The hardline answer Carson gave seems to contradict a position he held earlier this year.

In May, just days after Carson announced his candidacy, the newly minted politician said the federal rate should be increased. When asked in a CNBC interview about raising the minimum wage, Carson said, "I think, probably, it should be higher than now."

Of the Republican field, only Ohio Gov. Kasich seemed to defend a wage hike, saying on the debate stage that sometimes, "people need help."

"In the state of Ohio -- and I'm the only acting executive on this stage today -- we do have a moderate increase in the minimum wage," he said.

"I come from a town where if the wind blew the wrong way, people found themselves out of work," Kasich added. "An economic theory is fine, but you know what? People need help."

Later, the Ohio Republican made another plea for empathy for those struggling on the economic ladder.

"For those at the bottom, we've got to do what we can to train them so they can move up," he said. "But to just look the other way is not acceptable"

The debate over increasing the minimum wage has become a rallying call for several in the Democratic primary.
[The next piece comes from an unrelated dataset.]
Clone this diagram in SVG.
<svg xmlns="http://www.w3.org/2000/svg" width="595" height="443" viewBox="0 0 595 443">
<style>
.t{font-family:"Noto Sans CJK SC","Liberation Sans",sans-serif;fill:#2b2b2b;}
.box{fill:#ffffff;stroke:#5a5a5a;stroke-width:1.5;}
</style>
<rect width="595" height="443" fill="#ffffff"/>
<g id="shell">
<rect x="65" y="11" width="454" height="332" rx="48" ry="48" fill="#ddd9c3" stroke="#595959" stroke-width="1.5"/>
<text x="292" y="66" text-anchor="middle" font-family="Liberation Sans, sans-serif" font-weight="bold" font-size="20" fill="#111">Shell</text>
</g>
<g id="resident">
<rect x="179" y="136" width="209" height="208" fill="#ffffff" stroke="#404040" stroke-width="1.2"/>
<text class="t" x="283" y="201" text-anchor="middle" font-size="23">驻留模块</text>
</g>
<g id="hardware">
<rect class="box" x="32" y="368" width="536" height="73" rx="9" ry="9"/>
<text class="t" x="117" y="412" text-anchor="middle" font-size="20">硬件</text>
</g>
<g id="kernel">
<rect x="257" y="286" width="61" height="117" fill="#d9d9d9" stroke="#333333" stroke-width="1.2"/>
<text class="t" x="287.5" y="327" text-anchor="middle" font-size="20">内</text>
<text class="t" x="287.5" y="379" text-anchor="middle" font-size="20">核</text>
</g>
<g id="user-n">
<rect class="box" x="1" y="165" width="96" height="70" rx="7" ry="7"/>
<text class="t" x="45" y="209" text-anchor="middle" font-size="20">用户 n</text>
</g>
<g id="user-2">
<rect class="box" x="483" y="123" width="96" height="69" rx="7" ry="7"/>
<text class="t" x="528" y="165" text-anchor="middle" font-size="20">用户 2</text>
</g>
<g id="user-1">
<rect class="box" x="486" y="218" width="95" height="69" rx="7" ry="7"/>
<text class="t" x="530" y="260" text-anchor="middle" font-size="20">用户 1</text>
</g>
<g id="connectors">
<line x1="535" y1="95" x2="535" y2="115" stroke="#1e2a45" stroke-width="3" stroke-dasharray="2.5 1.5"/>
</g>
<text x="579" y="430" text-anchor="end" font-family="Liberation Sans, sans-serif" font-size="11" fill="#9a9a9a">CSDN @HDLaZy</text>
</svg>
Candidates Bernie Sanders and Martin O'Malley are both in favor of raising the federal minimum wage to $15 an hour, while Hillary Clinton has backed a jump to $12 hourly.

And even without federal legislation, several cities and states are moving towards their own wage increases. On Tuesday, New York Gov. Andrew Cuomo signed an order for public employees at the minimum wage to be paid $15 per hour starting in 2018. In June, Los Angeles promised to increase the rate to $15 by 2020. Seattle also voted last year to raise its minimum to an hourly $15 by 2017.